De Argenta a Argenta, se dio un cordón umbilical curioso que ha resultado fundamental en los últimos 70 años de la historia musical española para crear, fomentar y consolidar públicos incondicionales. Su progenitor se encargó de sembrar en mitad del desierto franquista la afición a un arte huérfano, amputado y cautivo. Labró una carrera internacional con las cualidades del director perfecto: ambición en los repertorios, exquisita sensibilidad, eclecticismo en la variedad de géneros –de la zarzuela a la escuela de Viena, nada se le resistía- y un carisma interior, irresistible para los músicos, y exterior, absolutamente seductor para el público.
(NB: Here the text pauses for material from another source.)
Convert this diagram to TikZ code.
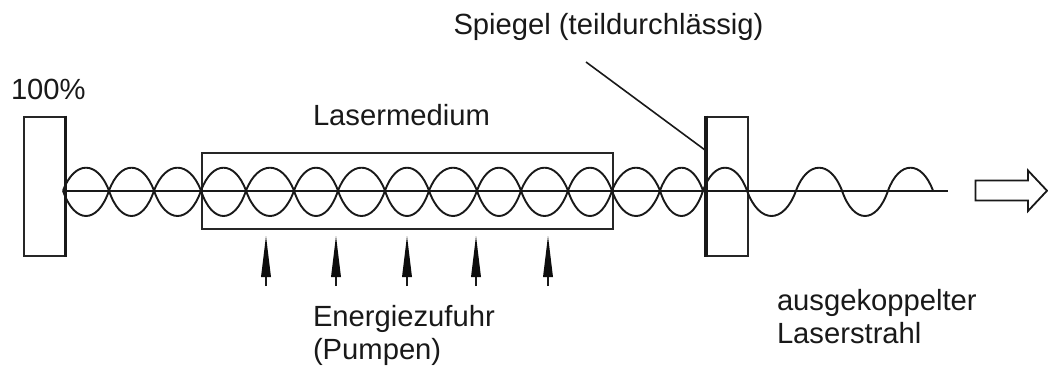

La pasada semana, Fernando pudo saber e incluso celebrar ya en mitad de sus últimos suspiros junto a Toñi, su esposa y Ata, su hijo, que el Ayuntamiento de Santander dedicaba una calle a la memoria de su padre. Fue un gesto ejemplar de civismo cargado de simbología por parte de la corporación municipal liderada por Íñigo de la Serna. La ciudad se la arrebataba a un golpista como el general Mola y se la entregaba al músico que alentó, entre otras cosas, la creación del Festival Internacional de Santander. Su hijo pudo vivir para disfrutarlo.